Também vale observar o aspecto disciplinar. Os amarelos do lado alemão acendem um alerta para a gestão emocional em jogos de controle difícil. Evitar faltas que desmontam a estrutura defensiva depois da perda da bola é chave para não se expor a bolas paradas e contra-ataques, exatamente a zona onde a Eslováquia decidiu o jogo.

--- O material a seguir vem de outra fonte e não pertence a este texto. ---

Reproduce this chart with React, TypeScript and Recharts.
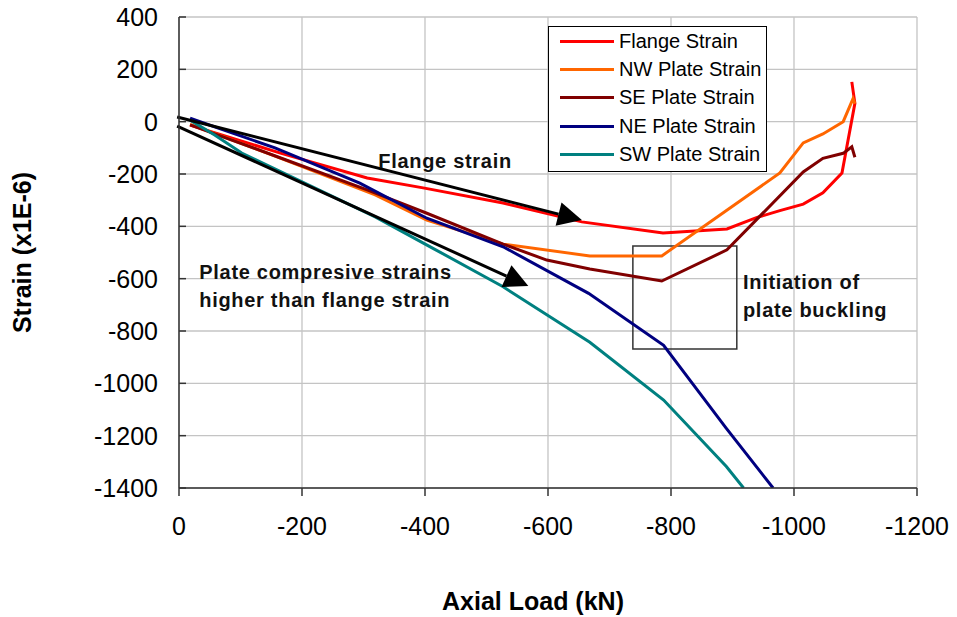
import {
  LineChart, Line, XAxis, YAxis, CartesianGrid, ReferenceLine, ReferenceArea, ReferenceDot,
} from 'recharts';

const FONT = '"Liberation Sans", Arial, sans-serif';

// axis ticks
const loadTicks = [0, -200, -400, -600, -800, -1000, -1200];
const strainTicks = [400, 200, 0, -200, -400, -600, -800, -1000, -1200, -1400];

// series, load (kN) and strain (x1E-6)
const flangeLoad = [-18, -165, -306, -397, -527, -655, -787, -891, -940, -977, -1015, -1047, -1078, -1099, -1094];
const flangeStrain = [-13, -120, -215, -253, -311, -383, -425, -410, -366, -340, -315, -272, -196, 70, 152];

const nwLoad = [-18, -151, -319, -403, -527, -668, -785, -977, -1015, -1047, -1080, -1096, -1099];
const nwStrain = [-10, -127, -280, -376, -468, -513, -513, -196, -81, -47, 0, 88, 68];

const seLoad = [-18, -161, -306, -403, -527, -598, -668, -785, -891, -1015, -1047, -1080, -1094, -1099];
const seStrain = [-12, -135, -261, -350, -468, -529, -563, -609, -490, -192, -140, -121, -96, -136];

const neLoad = [-18, -156, -294, -403, -527, -666, -788, -890, -966];
const neStrain = [13, -100, -235, -369, -478, -656, -855, -1172, -1400];

const swLoad = [-18, -58, -102, -319, -413, -527, -668, -788, -890, -918];
const swStrain = [6, -51, -120, -364, -484, -631, -843, -1064, -1318, -1400];

const zip = (xs: number[], ys: number[]) => xs.map((x, i) => ({ x, y: ys[i] }));

const series = [
  { name: 'Flange Strain', color: '#FF0000', data: zip(flangeLoad, flangeStrain) },
  { name: 'NW Plate Strain', color: '#FF6600', data: zip(nwLoad, nwStrain) },
  { name: 'SE Plate Strain', color: '#800000', data: zip(seLoad, seStrain) },
  { name: 'NE Plate Strain', color: '#000080', data: zip(neLoad, neStrain) },
  { name: 'SW Plate Strain', color: '#008080', data: zip(swLoad, swStrain) },
];

// annotations (data coordinates)
const flangeArrow = [{ x: 3, y: 18 }, { x: -655, y: -376 }];
const plateArrow = [{ x: 3, y: -17 }, { x: -568, y: -628 }];
const notes = [
  { x: -324, y: -177, lines: ['Flange strain'] },
  { x: -33, y: -601, lines: ['Plate compresive strains', 'higher than flange strain'] },
  { x: -917, y: -639, lines: ['Initiation of', 'plate buckling'] },
];

const Y_TICK_SIZE = 7;
const Y_TICK_MARGIN = 14;

function YTick(props: any) {
  const { x, y, payload } = props;
  const axisX = x + Y_TICK_SIZE + Y_TICK_MARGIN;
  return (
    <g>
      <line x1={axisX} x2={axisX + Y_TICK_SIZE} y1={y} y2={y} stroke="#333" strokeWidth={1.5} />
      <text x={x} y={y} dy="0.355em" textAnchor="end" fontSize={25} fill="#000" fontFamily={FONT}>
        {payload.value}
      </text>
    </g>
  );
}

function Arrow(props: any) {
  const { x1, y1, x2, y2 } = props;
  const len = Math.hypot(x2 - x1, y2 - y1) || 1;
  const ux = (x2 - x1) / len;
  const uy = (y2 - y1) / len;
  const head = 24;
  const half = 12;
  const bx = x2 - ux * head;
  const by = y2 - uy * head;
  const pts = `${x2},${y2} ${bx - uy * half},${by + ux * half} ${bx + uy * half},${by - ux * half}`;
  return (
    <g>
      <line x1={x1} y1={y1} x2={bx} y2={by} stroke="#000" strokeWidth={3} />
      <polygon points={pts} fill="#000" />
    </g>
  );
}

const noteShape = (lines: string[]) => (p: any) => (
  <text x={p.cx} y={p.cy} fontSize={20} fontWeight="bold" letterSpacing={0.7} fill="#111" fontFamily={FONT}>
    {lines.map((t, i) => (
      <tspan key={i} x={p.cx} dy={i === 0 ? 0 : 28}>{t}</tspan>
    ))}
  </text>
);

export default function App() {
  return (
    <div style={{ position: 'absolute', left: 0, top: 0, width: 957, height: 617, background: '#fff', fontFamily: FONT }}>
      <LineChart width={957} height={617} margin={{ top: 17, right: 40, bottom: 0, left: 0 }}>
        <CartesianGrid stroke="#c4c4c4" strokeWidth={1.3} />
        <XAxis
          type="number"
          dataKey="x"
          domain={[-1200, 0]}
          reversed
          allowDataOverflow
          ticks={loadTicks}
          height={129}
          tickSize={8}
          tickMargin={21}
          tick={{ fontSize: 25, fill: '#000', fontFamily: FONT }}
          tickLine={{ stroke: '#333', strokeWidth: 1.5 }}
          axisLine={{ stroke: '#333', strokeWidth: 1.5 }}
          label={{
            content: (p: any) => (
              <text x={p.viewBox.x + p.viewBox.width / 2 - 15} y={p.viewBox.y + 122} textAnchor="middle"
                fontSize={25} fontWeight="bold" fill="#000" fontFamily={FONT}>
                Axial Load (kN)
              </text>
            ),
          }}
        />
        <YAxis
          type="number"
          dataKey="y"
          domain={[-1400, 400]}
          allowDataOverflow
          ticks={strainTicks}
          width={179}
          tickSize={Y_TICK_SIZE}
          tickMargin={Y_TICK_MARGIN}
          tickLine={false}
          tick={<YTick />}
          axisLine={{ stroke: '#333', strokeWidth: 1.5 }}
          label={{
            content: (p: any) => (
              <text x={p.viewBox.x + 31} y={p.viewBox.y + p.viewBox.height / 2} textAnchor="middle"
                transform={`rotate(-90, ${p.viewBox.x + 31}, ${p.viewBox.y + p.viewBox.height / 2})`}
                fontSize={25} fontWeight="bold" fill="#000" fontFamily={FONT}>
                Strain (x1E-6)
              </text>
            ),
          }}
        />
        {series.map((s) => (
          <Line key={s.name} data={s.data} dataKey="y" name={s.name} type="linear" stroke={s.color}
            strokeWidth={3} dot={false} isAnimationActive={false} />
        ))}
        <ReferenceArea x1={-738} x2={-907} y1={-475} y2={-869} fill="none" fillOpacity={0}
          stroke="#333" strokeWidth={1.5} ifOverflow="visible" />
        <ReferenceLine segment={flangeArrow} ifOverflow="visible" shape={Arrow} />
        <ReferenceLine segment={plateArrow} ifOverflow="visible" shape={Arrow} />
        {notes.map((n, i) => (
          <ReferenceDot key={i} x={n.x} y={n.y} r={0} ifOverflow="visible" shape={noteShape(n.lines)} />
        ))}
      </LineChart>
      <div style={{
        position: 'absolute', left: 548, top: 26, width: 219, height: 146, boxSizing: 'border-box',
        border: '1px solid #000', background: '#fff',
      }}>
        {series.map((s) => (
          <div key={s.name} style={{ height: 28.3, display: 'flex', alignItems: 'center' }}>
            <div style={{ marginLeft: 11, width: 54, height: 3, background: s.color }} />
            <span style={{ marginLeft: 5, fontSize: 20, color: '#000', whiteSpace: 'nowrap' }}>{s.name}</span>
          </div>
        ))}
      </div>
    </div>
  );
}
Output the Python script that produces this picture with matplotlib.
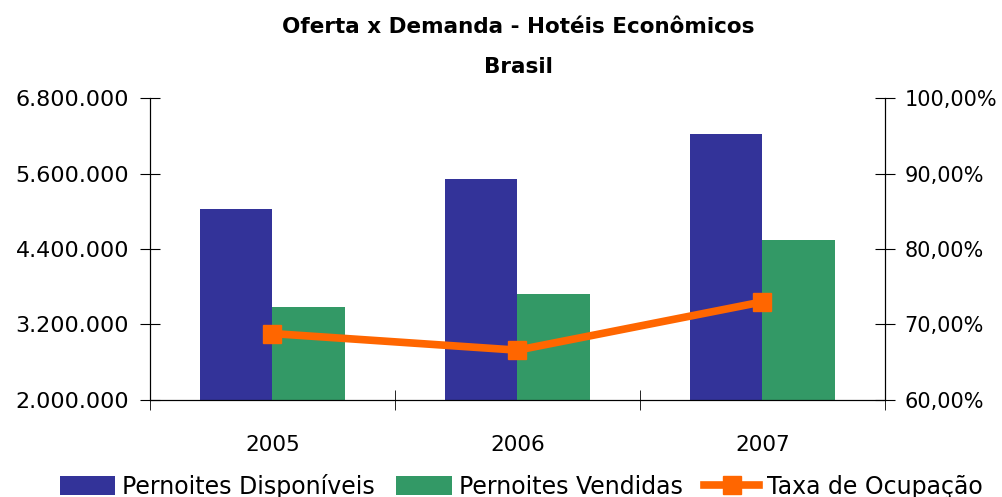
import matplotlib.pyplot as plt
import matplotlib.ticker as mticker
import numpy as np

anos = ["2005", "2006", "2007"]
disponiveis = [5030000, 5510000, 6230000]
vendidas = [3480000, 3680000, 4540000]
taxa = [68.8, 66.6, 73.0]

azul = "#333399"
verde = "#339966"
laranja = "#FF6600"

plt.rcParams["font.family"] = ["DejaVu Sans"]

fig = plt.figure(figsize=(10.02, 4.97), dpi=100)
ax = fig.add_axes([0.1497, 0.1952, 0.7335, 0.6076])
x = np.arange(len(anos))
w = 0.295

b1 = ax.bar(x - w / 2, [v - 2000000 for v in disponiveis], w, bottom=2000000,
            color=azul, label="Pernoites Disponíveis")
b2 = ax.bar(x + w / 2, [v - 2000000 for v in vendidas], w, bottom=2000000,
            color=verde, label="Pernoites Vendidas")
ax.set_xlim(-0.5, 2.5)
ax.set_ylim(2000000, 6800000)
ax.set_yticks([2000000, 3200000, 4400000, 5600000, 6800000])
ax.yaxis.set_major_formatter(
    mticker.FuncFormatter(lambda v, p: f"{int(v):,}".replace(",", ".")))
ax.set_xticks(x)
ax.set_xticklabels(anos)
ax.set_xticks([-0.5, 0.5, 1.5, 2.5], minor=True)
ax.tick_params(axis="x", which="major", length=0, pad=25, labelsize=15.5)
ax.tick_params(axis="x", which="minor", direction="inout", length=14)
ax.tick_params(axis="y", direction="inout", length=14, labelsize=16, pad=8)
ax.spines["top"].set_visible(False)

ax2 = ax.twinx()
l1, = ax2.plot(x, taxa, color=laranja, lw=5.5, marker="s", markersize=13,
               label="Taxa de Ocupação")
ax2.set_ylim(60, 100)
ax2.set_yticks([60, 70, 80, 90, 100])
ax2.yaxis.set_major_formatter(
    mticker.FuncFormatter(lambda v, p: f"{v:.2f}%".replace(".", ",")))
ax2.tick_params(axis="y", direction="inout", length=14, labelsize=15, pad=7)
ax2.spines["top"].set_visible(False)

fig.text(0.517, 0.945, "Oferta x Demanda - Hotéis Econômicos", ha="center",
         va="center", fontsize=15.5, fontweight="bold")
fig.text(0.517, 0.865, "Brasil", ha="center", va="center", fontsize=15.5,
         fontweight="bold")

fig.legend([b1, b2, l1], ["Pernoites Disponíveis", "Pernoites Vendidas", "Taxa de Ocupação"],
           loc="center", bbox_to_anchor=(0.52, 0.022), ncol=3, frameon=False,
           fontsize=17, handlelength=2.35, handleheight=0.85, columnspacing=0.9,
           handletextpad=0.3, borderpad=0)

fig.savefig("out.png", dpi=100)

Por fim, um ponto tático que deve orientar os próximos passos de cada seleção. A Eslováquia sai fortalecida com um modelo que permite alternar bloco médio e transição rápida sem perder organização. Não é um time que vai produzir 20 finalizações por partida, mas é uma equipe que transforma boas fases do jogo em gol. A Alemanha, por sua vez, precisa reencontrar a agressividade entrelinhas: receber às costas do primeiro volante adversário, atrair e girar rápido, pisar na área com mais gente. Sem isso, a posse fica estéril e o adversário respira até achar sua chance.
Rodada 1 entregue, tabu social quebrado e um recado claro para o restante das Eliminatórias: a camisa pesa, mas o plano pesa mais. A Eslováquia provou isso em Bratislava. Agora, o relógio corre para o dia 7, com Alemanha x Irlanda do Norte e Luxemburgo x Eslováquia desenhando a cara inicial do grupo.